REQUIRED TASK:
Leave out the pictures, and retype only the lines from the beginning of the material through the line that contains "import seaborn as sns", including both.

RAW DATA:
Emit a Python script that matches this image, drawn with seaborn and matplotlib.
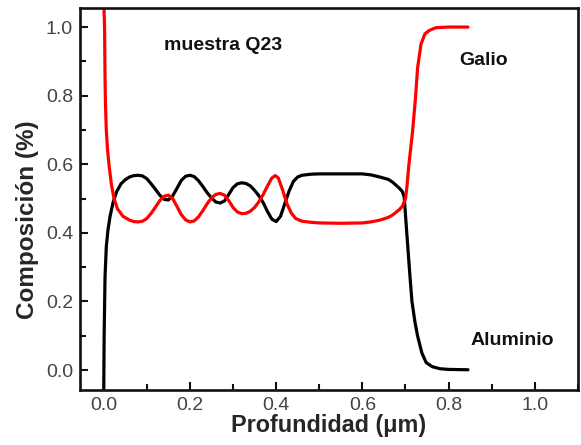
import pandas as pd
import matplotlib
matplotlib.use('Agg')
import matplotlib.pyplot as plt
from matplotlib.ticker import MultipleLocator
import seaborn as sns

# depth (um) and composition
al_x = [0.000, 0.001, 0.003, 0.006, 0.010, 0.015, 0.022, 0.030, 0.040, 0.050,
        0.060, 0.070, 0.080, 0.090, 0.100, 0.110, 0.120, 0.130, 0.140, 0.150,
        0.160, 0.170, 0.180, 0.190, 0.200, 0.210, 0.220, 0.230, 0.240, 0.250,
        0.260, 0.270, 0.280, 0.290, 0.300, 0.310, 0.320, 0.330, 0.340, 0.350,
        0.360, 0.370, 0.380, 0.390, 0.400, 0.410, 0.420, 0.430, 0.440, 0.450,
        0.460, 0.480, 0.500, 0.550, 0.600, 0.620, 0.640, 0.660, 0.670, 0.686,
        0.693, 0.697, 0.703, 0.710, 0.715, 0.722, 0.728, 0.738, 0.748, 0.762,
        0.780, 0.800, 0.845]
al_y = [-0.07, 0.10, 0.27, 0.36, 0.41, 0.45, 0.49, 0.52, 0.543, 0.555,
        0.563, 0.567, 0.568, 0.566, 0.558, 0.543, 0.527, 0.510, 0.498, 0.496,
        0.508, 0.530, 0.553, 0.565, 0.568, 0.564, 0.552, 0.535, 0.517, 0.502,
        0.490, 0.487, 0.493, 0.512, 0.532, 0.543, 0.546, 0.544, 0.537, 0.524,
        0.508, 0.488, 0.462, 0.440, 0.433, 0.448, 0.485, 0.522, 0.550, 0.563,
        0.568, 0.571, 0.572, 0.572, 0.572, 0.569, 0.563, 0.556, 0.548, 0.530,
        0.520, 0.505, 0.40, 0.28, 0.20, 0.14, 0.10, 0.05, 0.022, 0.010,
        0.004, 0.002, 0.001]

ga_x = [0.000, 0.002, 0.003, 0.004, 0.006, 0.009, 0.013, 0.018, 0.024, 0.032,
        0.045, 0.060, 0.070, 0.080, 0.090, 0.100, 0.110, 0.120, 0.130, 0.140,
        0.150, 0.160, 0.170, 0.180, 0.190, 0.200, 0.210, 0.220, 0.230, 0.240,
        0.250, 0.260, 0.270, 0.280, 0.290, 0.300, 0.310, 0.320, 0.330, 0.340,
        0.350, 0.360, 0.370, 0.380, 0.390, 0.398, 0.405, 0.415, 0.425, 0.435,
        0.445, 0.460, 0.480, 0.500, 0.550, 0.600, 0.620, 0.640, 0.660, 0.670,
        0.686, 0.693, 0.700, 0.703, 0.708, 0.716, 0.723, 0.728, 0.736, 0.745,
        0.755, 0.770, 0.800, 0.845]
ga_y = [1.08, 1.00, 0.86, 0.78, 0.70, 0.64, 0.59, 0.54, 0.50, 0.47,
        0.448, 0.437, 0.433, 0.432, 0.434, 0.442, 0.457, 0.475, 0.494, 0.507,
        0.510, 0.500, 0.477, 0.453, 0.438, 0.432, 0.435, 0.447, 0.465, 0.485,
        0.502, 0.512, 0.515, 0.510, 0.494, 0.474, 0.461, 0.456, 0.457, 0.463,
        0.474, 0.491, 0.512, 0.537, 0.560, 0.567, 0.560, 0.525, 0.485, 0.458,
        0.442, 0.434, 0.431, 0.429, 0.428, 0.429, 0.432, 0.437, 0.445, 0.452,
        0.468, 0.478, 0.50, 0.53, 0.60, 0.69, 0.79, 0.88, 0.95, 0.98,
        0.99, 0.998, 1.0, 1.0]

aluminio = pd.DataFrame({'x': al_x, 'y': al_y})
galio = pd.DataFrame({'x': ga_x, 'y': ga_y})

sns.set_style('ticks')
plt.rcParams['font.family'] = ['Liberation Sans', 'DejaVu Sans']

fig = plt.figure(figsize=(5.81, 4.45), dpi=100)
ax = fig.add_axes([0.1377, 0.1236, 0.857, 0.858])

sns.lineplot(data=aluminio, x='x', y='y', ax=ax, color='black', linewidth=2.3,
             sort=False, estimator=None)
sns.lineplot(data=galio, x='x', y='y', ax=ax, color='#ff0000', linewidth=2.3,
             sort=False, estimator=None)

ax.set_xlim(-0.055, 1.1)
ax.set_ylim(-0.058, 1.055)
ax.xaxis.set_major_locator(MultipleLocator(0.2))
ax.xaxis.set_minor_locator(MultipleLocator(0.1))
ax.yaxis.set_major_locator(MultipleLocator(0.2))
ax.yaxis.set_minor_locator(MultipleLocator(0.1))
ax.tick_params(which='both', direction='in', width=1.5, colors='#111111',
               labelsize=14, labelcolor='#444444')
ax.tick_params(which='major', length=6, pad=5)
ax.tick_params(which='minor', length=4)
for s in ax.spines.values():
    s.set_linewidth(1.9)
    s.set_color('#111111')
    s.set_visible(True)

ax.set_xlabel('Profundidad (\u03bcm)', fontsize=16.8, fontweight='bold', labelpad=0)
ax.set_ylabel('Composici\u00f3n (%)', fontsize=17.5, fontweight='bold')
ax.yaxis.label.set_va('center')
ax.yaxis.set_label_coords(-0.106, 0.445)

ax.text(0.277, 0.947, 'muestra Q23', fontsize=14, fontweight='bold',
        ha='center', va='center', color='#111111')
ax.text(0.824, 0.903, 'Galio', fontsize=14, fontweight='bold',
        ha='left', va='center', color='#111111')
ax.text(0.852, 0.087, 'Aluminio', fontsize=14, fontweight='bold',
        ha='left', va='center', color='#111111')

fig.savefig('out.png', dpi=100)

RESPONSE:
Emit a Python script that matches this image, drawn with seaborn and matplotlib.
import pandas as pd
import matplotlib
matplotlib.use('Agg')
import matplotlib.pyplot as plt
from matplotlib.ticker import MultipleLocator
import seaborn as sns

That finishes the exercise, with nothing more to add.